Wednesday, January 18, 2017

The Strange Story of How Walt Disney Banished Rasputin’s Ghost from Disneyland’s Haunted Mansion

“The Ogre”, Rasputin’s alter-ego, as it now appears in the Haunted Mansion |
Via Long Forgotten
Via weekinweird.com by Greg Newkirk

The Haunted Mansion is one of the most beloved attractions at Disney theme parks, thrusting visitors into a spooky world filled with dancing phantoms and eye-popping special effects, but there was one spirit planned for the ride who was so scary that Walt Disney himself barred him from inclusion: Rasputin’s ghost.

On August 9, 1969, The Haunted Mansion made its debut in Anaheim, California’s Disneyland to rave reviews. Disney’s Imagineers had managed to capture the picture-perfect representation of a classic haunted mansion from cinema and pull it into the real world, mischievous ghosts and all.

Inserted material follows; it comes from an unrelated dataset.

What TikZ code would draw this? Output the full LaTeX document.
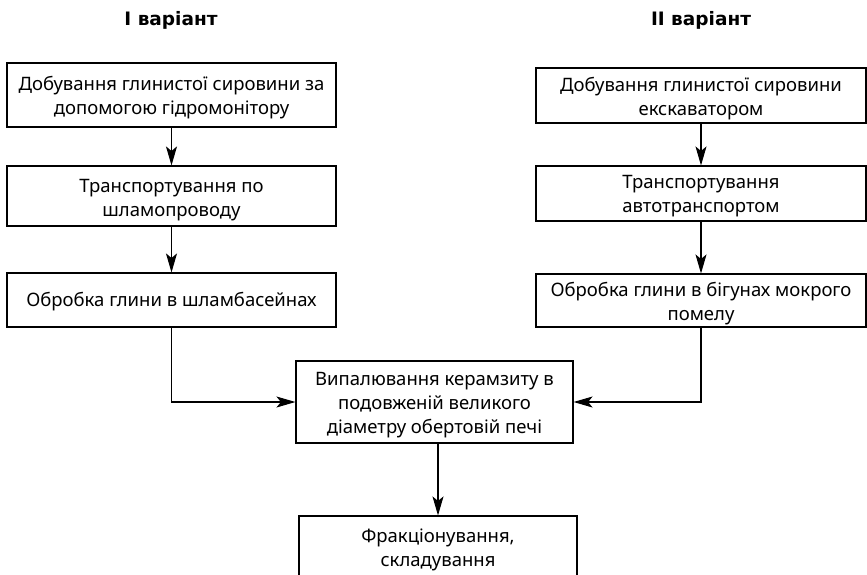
\documentclass[tikz,border=0pt]{standalone}
\usepackage{fontspec}
\setmainfont{Noto Sans}
\newfontfamily\titlefont{DejaVu Sans}
\usetikzlibrary{arrows.meta}
\tikzset{
  box/.style={draw=black, line width=1.1pt, inner sep=0pt},
  txt/.style={inner sep=0pt, align=center, font=\fontsize{18.5}{24}\selectfont},
  title/.style={font=\titlefont\bfseries\fontsize{18.5}{20}\selectfont},
  arr/.style={line width=1.1pt, -{Stealth[length=19pt,width=11pt,inset=4.5pt]}},
}
\begin{document}
\begin{tikzpicture}[x=1pt,y=-1pt]
\useasboundingbox (0,0) rectangle (867,574);
\clip (0,0) rectangle (867,574);
\node[title] (t1) at (171,20) {I варіант};
\node[title] (t2) at (701,20) {II варіант};
% left column
\node[box, minimum width=329, minimum height=64] (l1) at (171.5,95) {};
\node[txt] (l1t) at ([yshift=-3pt]l1.center) {Добування глинистої сировини за\\допомогою гідромонітору};
\node[box, minimum width=329, minimum height=60] (l2) at (171.5,196) {};
\node[txt] (l2t) at ([yshift=-4pt]l2.center) {Транспортування по\\шламопроводу};
\node[box, minimum width=329, minimum height=54] (l3) at (171.5,300) {};
\node[txt] (l3t) at ([yshift=-2pt]l3.center) {Обробка глини в шламбасейнах};
% right column
\node[box, minimum width=330, minimum height=55] (r1) at (701,95.5) {};
\node[txt] (r1t) at ([yshift=-3pt]r1.center) {Добування глинистої сировини\\екскаватором};
\node[box, minimum width=330, minimum height=55] (r2) at (701,193.5) {};
\node[txt] (r2t) at ([yshift=-3pt]r2.center) {Транспортування\\автотранспортом};
\node[box, minimum width=330, minimum height=53] (r3) at (701,300.5) {};
\node[txt] (r3t) at ([yshift=-3pt]r3.center) {Обробка глини в бігунах мокрого\\помелу};
% center
\node[box, minimum width=277, minimum height=82] (c) at (434.5,402) {};
\node[txt] (ct) at ([yshift=-3pt]c.center) {Випалювання керамзиту в\\подовженій великого\\діаметру обертовій печі};
\node[box, minimum width=278, minimum height=62] (b) at (438,547) {};
\node[txt] (bt) at ([yshift=-3pt]b.center) {Фракціонування,\\складування};
% connectors
\draw[arr] (l1) -- (l2);
\draw[arr] (l2) -- (l3);
\draw[arr] (r1) -- (r2);
\draw[arr] (r2) -- (r3);
\draw[arr] (l3.south) |- (c.west);
\draw[arr] (r3.south) |- (c.east);
\draw[arr] (b.north |- c.south) -- (b.north);
\end{tikzpicture}
\end{document}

The attraction was a technological marvel at the time, featuring a blend of state-of-the-art animatronics and old-school theatrical illusions that wowed crowds and established the Haunted Mansion as a signature Disney icon. But what you might not know is that development on the iconic ride began nearly two decades earlier, and involved some pretty famous phantoms.

Walt Disney first began mulling over concepts for the Haunted Mansion in the 50s, enlisting many of his favorite artists to help bring the project to reality. Initially, the attraction was designed with storylines that would have featured the ghosts of famous historical characters like Jack the Ripper, Guy Fawkes, Ivan the Terrible, and more.

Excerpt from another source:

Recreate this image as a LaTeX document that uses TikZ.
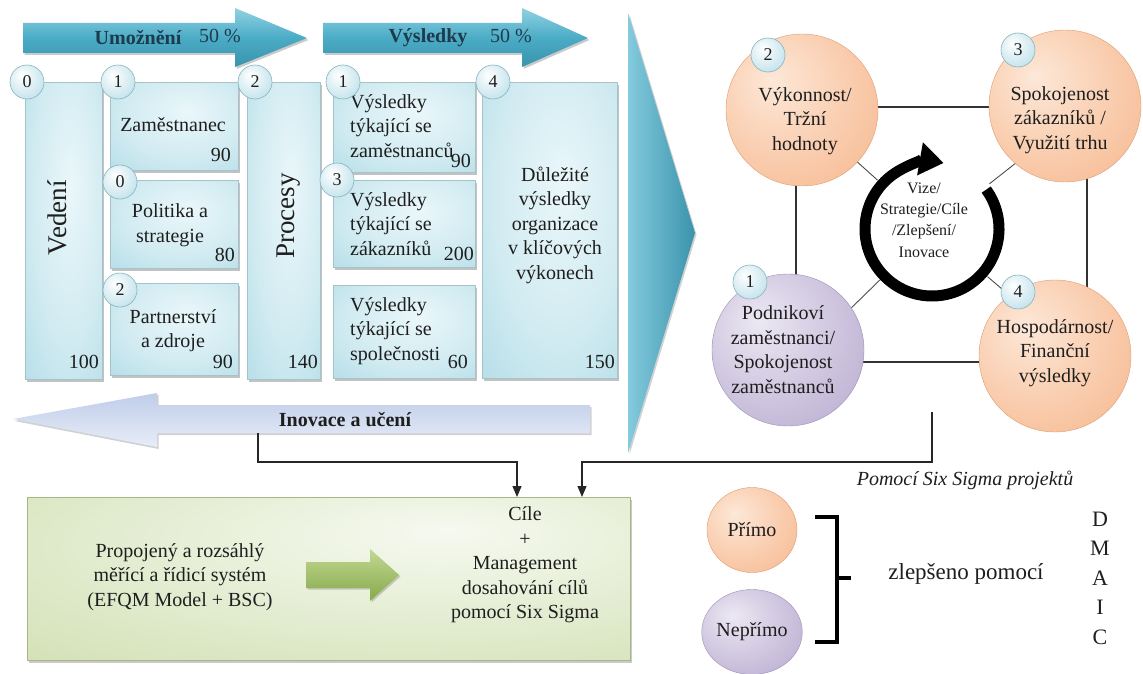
\documentclass[tikz,border=0pt]{standalone}
\usepackage{fontspec}
\setmainfont{Liberation Serif}
\usetikzlibrary{arrows.meta,shadows,shapes.geometric}
\definecolor{tealA}{HTML}{4BACC6}
\definecolor{tealL}{HTML}{92D2E2}
\definecolor{tealD}{HTML}{3A93AC}
\definecolor{boxIn}{HTML}{EAF7FA}
\definecolor{boxOut}{HTML}{9FD3E0}
\definecolor{orIn}{HTML}{FDE8D8}
\definecolor{orOut}{HTML}{F5AE7F}
\definecolor{puIn}{HTML}{ECE8F3}
\definecolor{puOut}{HTML}{AD9EC8}
\definecolor{grIn}{HTML}{F6F9F0}
\definecolor{grOut}{HTML}{C3D79C}
\definecolor{arrGa}{HTML}{C2D893}
\definecolor{arrGb}{HTML}{86A94A}
\definecolor{inoT}{HTML}{BFCDE9}
\definecolor{inoB}{HTML}{E8EDF8}
\definecolor{badgeOut}{HTML}{A4D4E2}
\definecolor{txt}{HTML}{1E1E1E}
\definecolor{navy}{HTML}{1F3A4D}
\pgfdeclareradialshading{orball}{\pgfpoint{-10bp}{10bp}}{color(0bp)=(orIn); color(22bp)=(orIn!55!orOut); color(50bp)=(orOut); color(75bp)=(orOut)}
\pgfdeclareradialshading{puball}{\pgfpoint{-10bp}{10bp}}{color(0bp)=(puIn); color(22bp)=(puIn!55!puOut); color(50bp)=(puOut); color(75bp)=(puOut)}
\pgfdeclareradialshading{bluesh}{\pgfpoint{5bp}{8bp}}{color(0bp)=(boxIn); color(25bp)=(boxIn!65!boxOut); color(55bp)=(boxOut); color(80bp)=(boxOut)}
\pgfdeclareradialshading{badgesh}{\pgfpoint{-8bp}{10bp}}{color(0bp)=(white); color(20bp)=(white!60!badgeOut); color(50bp)=(badgeOut); color(75bp)=(badgeOut)}
\pgfdeclareradialshading{greensh}{\pgfpoint{10bp}{15bp}}{color(0bp)=(grIn); color(30bp)=(grIn!55!grOut); color(65bp)=(grOut); color(90bp)=(grOut)}
\newcommand{\fsA}{\fontsize{20}{24.5}\selectfont}
\begin{document}
\begin{tikzpicture}[x=1pt,y=-1pt,
  lab/.style={font=\fsA, text=txt, align=center, inner sep=0pt},
  bluebox/.style={rectangle, draw=boxOut!80!black!70, line width=0.5pt, shade, shading=bluesh, inner sep=0pt, anchor=north west,
    drop shadow={shadow xshift=2pt, shadow yshift=-2.5pt, opacity=0.4, fill=black!60}},
  badge/.style={circle, minimum size=34pt, inner sep=0pt, draw=boxOut!85!black, line width=0.6pt, shade, shading=badgesh,
    font=\fontsize{18}{20}\selectfont, text=txt},
  orc/.style={circle, minimum size=152pt, inner sep=0pt, shade, shading=orball, draw=orOut!90!black, line width=0.4pt},
  puc/.style={circle, minimum size=152pt, inner sep=0pt, shade, shading=puball, draw=puOut!90!black, line width=0.4pt},
  tealarrow/.style={top color=tealL, bottom color=tealD, middle color=tealA,
    drop shadow={shadow xshift=1.5pt, shadow yshift=-2pt, opacity=0.35, fill=black!60}},
  conn/.style={draw=black!85, line width=1.2pt, -{Triangle[length=11pt,width=9pt]}},
  sqline/.style={draw=black!80, line width=1.1pt}
]
\useasboundingbox (0,0) rectangle (1143,674);

% ---------- top arrows ----------
\path[tealarrow] (23,23) -- (235,23) -- (235,8) -- (307,38) -- (235,67) -- (235,53) -- (23,53) -- cycle;
\node[lab, font=\fsA\bfseries, text=navy] (umoz) at (138,38) {Umožnění};
\node[lab, text=navy] (umozp) at (220,36) {50 \%};
\path[tealarrow] (323,23) -- (522,23) -- (522,8) -- (588,38) -- (522,67) -- (522,53) -- (323,53) -- cycle;
\node[lab, font=\fsA\bfseries, text=navy] (vysl) at (428,38) {Výsledky};
\node[lab, text=navy] (vyslp) at (511,36) {50 \%};

% ---------- big triangle ----------
\path[left color=tealL!80!tealA, right color=tealD, drop shadow={shadow xshift=1.5pt, shadow yshift=-1.5pt, opacity=0.3, fill=black!60}]
  (628,13) -- (695,233) -- (628,453) -- cycle;

% ---------- boxes ----------
\node[bluebox, minimum width=77pt, minimum height=297pt] (ved) at (25,82) {};
\node[bluebox, minimum width=128pt, minimum height=88pt] (zam) at (110,82) {};
\node[bluebox, minimum width=128pt, minimum height=88pt] (pol) at (110,180) {};
\node[bluebox, minimum width=128pt, minimum height=92pt] (par) at (110,283) {};
\node[bluebox, minimum width=73pt, minimum height=297pt] (pro) at (247,82) {};
\node[bluebox, minimum width=142pt, minimum height=90pt] (vz) at (333,82) {};
\node[bluebox, minimum width=142pt, minimum height=87pt] (vk) at (333,180) {};
\node[bluebox, minimum width=142pt, minimum height=93pt] (vs) at (333,285) {};
\node[bluebox, minimum width=135pt, minimum height=296pt] (dv) at (482,82) {};

% box texts
\node[lab, rotate=90, font=\fontsize{27}{30}\selectfont] (vedt) at (57,218) {Vedení};
\node[lab, anchor=east] (vedn) at (99,362) {100};
\node[lab] (zamt) at (173,125) {Zaměstnanec};
\node[lab, anchor=east] (zamn) at (231,155) {90};
\node[lab] (polt) at (170,225) {Politika a\\strategie};
\node[lab, anchor=east] (poln) at (235,255) {80};
\node[lab] (part) at (173,330.5) {Partnerství\\a zdroje};
\node[lab, anchor=east] (parn) at (233,362) {90};
\node[lab, rotate=90, font=\fontsize{27}{30}\selectfont] (prot) at (289,216) {Procesy};
\node[lab, anchor=east] (pron) at (318,362) {140};
\node[lab, align=left, anchor=west] (vzt) at (350,126) {Výsledky\\týkající se\\zaměstnanců};
\node[lab, anchor=east] (vzn) at (471,161) {90};
\node[lab, align=left, anchor=west] (vkt) at (350,224) {Výsledky\\týkající se\\zákazníků};
\node[lab, anchor=east] (vkn) at (474,254) {200};
\node[lab, align=left, anchor=west] (vst) at (350,331) {Výsledky\\týkající se\\společnosti};
\node[lab, anchor=east] (vsn) at (468,362) {60};
\node[lab] (dvt) at (555,225) {Důležité\\výsledky\\organizace\\v klíčových\\výkonech};
\node[lab, anchor=east] (dvn) at (615,362) {150};

% badges
\node[badge] (b0) at (27,82) {0};
\node[badge] (b1) at (118,82) {1};
\node[badge] (b2) at (255,82) {2};
\node[badge] (b3) at (343,82) {1};
\node[badge] (b4) at (493,82) {4};
\node[badge] (b5) at (120,182) {0};
\node[badge] (b6) at (120,290) {2};
\node[badge] (b7) at (337,180) {3};

% ---------- Inovace arrow ----------
\path[top color=inoT, bottom color=inoB, drop shadow={shadow xshift=1.5pt, shadow yshift=-2pt, opacity=0.3, fill=black!60}]
  (13,419) -- (157,393) -- (157,405) -- (590,405) -- (590,433) -- (157,433) -- (157,447) -- cycle;
\node[lab, font=\fsA\bfseries] (inot) at (345,420) {Inovace a učení};
\coordinate (inoOut) at (258,433);

% ---------- green box ----------
\node[rectangle, anchor=north west, minimum width=603pt, minimum height=163pt, shade, shading=greensh, draw=grOut!85!black, line width=0.4pt,
  drop shadow={shadow xshift=2pt, shadow yshift=-2.5pt, opacity=0.35, fill=black!60}] (gbox) at (27,497) {};
\node[lab] (gtext) at (180,577) {Propojený a rozsáhlý\\měřící a řídicí systém\\(EFQM Model + BSC)};
\path[top color=arrGa, bottom color=arrGb, drop shadow={shadow xshift=1.5pt, shadow yshift=-1.5pt, opacity=0.3, fill=black!60}]
  (306,562) -- (370,562) -- (370,549) -- (399,575) -- (370,601) -- (370,588) -- (306,588) -- cycle;
\node[lab] (cile) at (525,565) {Cíle\\+\\Management\\dosahování cílů\\pomocí Six Sigma};
\coordinate (inA) at (517,497);
\coordinate (inB) at (582,497);

% ---------- right panel ----------
\coordinate (ringc) at (932,229);
\draw[sqline] (796,107) rectangle (1087,362);
\draw[draw=black!70, line width=0.9pt] (796,107) -- (ringc) (1087,107) -- (ringc) (796,362) -- (ringc) (1087,362) -- (ringc);
\fill[white] (ringc) circle[radius=73];
\draw[line width=11pt, -{Triangle[length=24pt,width=32pt]}] (ringc) ++(-36:67) arc[start angle=-36, end angle=280, radius=67];
\node[lab, font=\fontsize{16}{21.3}\selectfont] (ringt) at (924,220) {Vize/\\Strategie/Cíle\\/Zlepšení/\\Inovace};

\node[orc] (c2) at (802,110) {};
\node[orc] (c3) at (1065,106) {};
\node[puc] (c1) at (788,350) {};
\node[orc] (c4) at (1055,356) {};
\node[lab] (c2t) at (805,121) {Výkonnost/\\Tržní\\hodnoty};
\node[lab] (c3t) at (1060,120) {Spokojenost\\zákazníků /\\Využití trhu};
\node[lab] (c1t) at (783,349.5) {Podnikoví\\zaměstnanci/\\Spokojenost\\zaměstnanců};
\node[lab] (c4t) at (1055,353) {Hospodárnost/\\Finanční\\výsledky};
\node[badge] (r2) at (768,55) {2};
\node[badge] (r3) at (1018,50) {3};
\node[badge] (r1) at (750,282) {1};
\node[badge] (r4) at (1018,292) {4};
\coordinate (sqOut) at (932,412);

% ---------- connectors ----------
\draw[conn] (inoOut) -- (258,462) -| (inA);
\draw[conn] (sqOut) -- (932,462) -| (inB);

% ---------- bottom right ----------
\node[lab, font=\fsA\itshape] (pomoc) at (965,480) {Pomocí Six Sigma projektů};
\node[ellipse, minimum width=90pt, minimum height=85pt, inner sep=0pt, shade, shading=orball, draw=orOut!90!black, line width=0.4pt, font=\fsA, text=txt] (primo) at (752,530) {Přímo};
\node[ellipse, minimum width=90pt, minimum height=85pt, inner sep=0pt, shade, shading=puball, draw=puOut!90!black, line width=0.4pt, font=\fsA, text=txt] (neprimo) at (752,632) {Nepřímo};
\draw[line width=3.5pt, line cap=butt] (815,517) -- (837,517) -- (837,642) -- (815,642);
\draw[line width=3.5pt] (837,578) -- (851,578);
\node[lab, font=\fontsize{23}{27}\selectfont] (zlep) at (966,574) {zlepšeno pomocí};
\node[lab, font=\fontsize{22}{29.5}\selectfont] (dmaic) at (1100,578) {D\\M\\A\\I\\C};
\end{tikzpicture}
\end{document}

Somewhere during the Haunted Mansion’s twenty years of development, Disney Imagineer Marc Davis decided that Grigori Rasputin, the seemingly un-killable Russian mystic, would make a fabulously frightening phantom. After all, when it takes stabbing, poisoning, four shootings, a clubbing, and drowning to adequately kill someone, there’s a good chance they’ll make a pretty scary ghost.

Marc Davis began to draw up a suitably spooky portrait of Rasputin, capitalizing on his hypnotic eyes by designing a painting that would gradually morph into an eerie, all-seeing eyeball.

The creepy concept was well-received by the other Imagineers, but when it hit the desk of Walt Disney, he immediately rejected Rasputin’s ghost. As it turns out, Disney wasn’t frightened by the idea of having the infamous healer take up residence as a ghost in the Haunted Mansion, even with his fairly gruesome demise and dismembered penis, but was far more afraid of being sued.

At the time, Grigor Rasputin had only been dead for a little over three decades, and as such, still had plenty of living relatives with their family member’s well-publicized death still fresh in their minds. To have used Rasputin in the Haunted Mansion would be an invitation for legal trouble, and to be fair, angering the family of an infamous Russian wizard is probably a terrible idea to begin with.

In the end, Disney scrapped the idea of using famous figures in the Haunted Mansion completely, though echoes of the original concept still linger in the attraction. Those who pay close attention can even spot many of these original figures reworked as the “Sinister 11”, portraits which hung inside the The Haunted Mansion in Orlando’s Walt Disney World, complete with eyes that follow your every move. These days, they’ve been relegated to the load-in area of the mansion, sadly with plain ‘ol eyeballs.

Grigori Rasputin was infamously hard to kill, and true to form, even Walt Disney couldn’t fully banish the Mad Monk to the afterlife. Marc Davis had Rasputin’s portrait altered, greying the hair, tweaking the nose, and renaming the piece “The Ogre” before sending it off to the Haunted Mansion, where it still hangs to this day. With a slight disguise, the Russian mystic till ended up as a ghost in the Haunted Mansion after all. Hard to kill, indeed.